Partiamo col dire che 15 milioni di euri al Corinthians sono oggi un super affarone, perchè il Papero attuale non ne vale più di cinque e una figura. Ma è necessario anche ribadire che non più di dodici mesi fa il Milan si sarebbe intascato 35 ed avrebbe ottenuto pure Tevez a saldi Mancini-natalizi. Invece intervenne lo scellerato Cav – per amore di famiglia e orgoglio di cerone – in una delle sue tante ed innumerevoli cazzate tra fine-mandato ed anno solare 012. E magari ci metterà lo zampino anche in questo capodanno, fermando ancora il coito paulista di Galliani in torcida e nominando il fragile Alexandre bandiera e futuro rossonero.
Al di là delle boiate presidenziali che nell’arco di una stagione han fatto perdere alle casse di via Turati liquidi sicuri ed immediati per venti milioni oltre che un investimento tutt’altro che recessivo dal nome Carlitos, è tutto il quinquennio targato Pato che assume i contorni della tragicommedia fantozziana e del flop più macchiavellico.
Paperino de no’ altri – se si eccettuano i primi due anni e mezzo di discreta e sana costituzione – riesce a collezionare l’imbarazzante bellezza di 16 infortuni 16 (per lo più di natura muscolare) all’invidiabile ed imbattibile media di oltre cinque a stagione. Che, al netto di festività, ferie e saudade varie, si impenna alla parabolica di 10 all’anno, in pratica uno al mese. Tanto da suscitare le ilarità più grottesche e le parodie via web più giustificate, che collocano il gracilissimo Pato in testa ad ogni annuale classifica targata Corrazzata Potemkin, oltre che infinito vincitore del bidone d’oro pallonaro. In soldoni, ogni volta che il giovine Papero infilava i suoi dorati tacchetti nel manto di Milanello, il crack di qualsivoglia suo arto e/o infinitesimo muscolo era quotato praticamente alla pari.

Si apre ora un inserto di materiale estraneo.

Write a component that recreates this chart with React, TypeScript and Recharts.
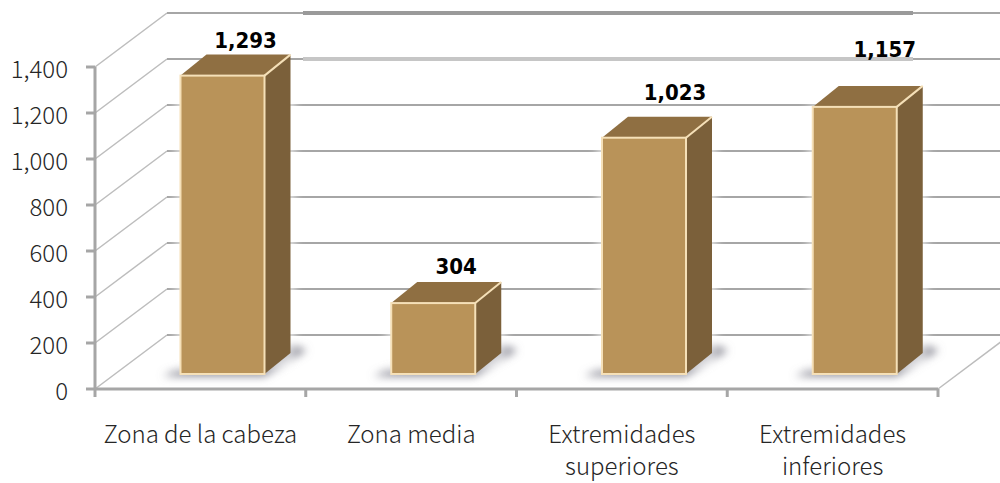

Pato Alexandre chiude un lustro di assoluta e totale minusvalenza. Oltre a quella finanziaria (7 milioni in meno dopo l’acquisto esorbitante targato Leo a fine 2007) vi è soprattutto quella della cifra tecnica e di incidenza sui risultati. Magrissima, come il numero di partite disputate nelle ultime due stagioni (appena 15). E non abbagli la solita pubblicizzata media di gol di poco inferiore ad uno ogni due gare. Perchè il Papero non è mai stato veramente determinante e decisivo, e tanto meno parte integrante di un concetto di squadra a lui assolutamente ignoto e sconosciuto. Il primo spezzone di stagione è quello più facile, da neo maggiorenne, dove la squadra e l’ambiente non possono che esortarlo ed incitarlo. Così come la seconda – la prima dall’inizio e l’ultima fatta per intero – in cui Pato le gioca quasi tutte ed è cannoniere. Ma dal 2009, quando gli si chiede – oltre al libero personalismo fuori dagli schemi – anche un approccio più maturo, collettivo e tattico, ecco che il Papero si squaglia nell’acquitrino del suo dissennato ed indisponente egoismo. E così il tricolore 2011, che i numeri parrebbero consacrarlo, lo lascia ancora ai margini, mai determinante con le grandi e assente nella volata conclusiva, con quel macigno di sudditanza verso Ibra che rappresenta un fardello psicologico insormontabile. Per il suo giuoco solitario e fine a se’ stesso, e per quella sua debolezza presuntuosa che lo ha condotto negli angoli più isolati del gruppo di sor Allegri. Con l’effetto-Barbara che ha rappresentato solo l’ultimo imbarazzante detonatore.
Le precedenti due stagioni dell’eterna promessa verdeoro sono una grande ed interminabile virgola, con una rete appena l’anno scorso e quei due goals ingannevoli in Champions che avevano illuso solamente il Cav., ma buoni almeno per far risalire le quotazioni del buffo riccioluto sino ad una decente quanto non disprezzabile valutazione paulista. Che oggi come oggi è davvero grasso che cola.
Addio Papero, triste e solitario sciancato.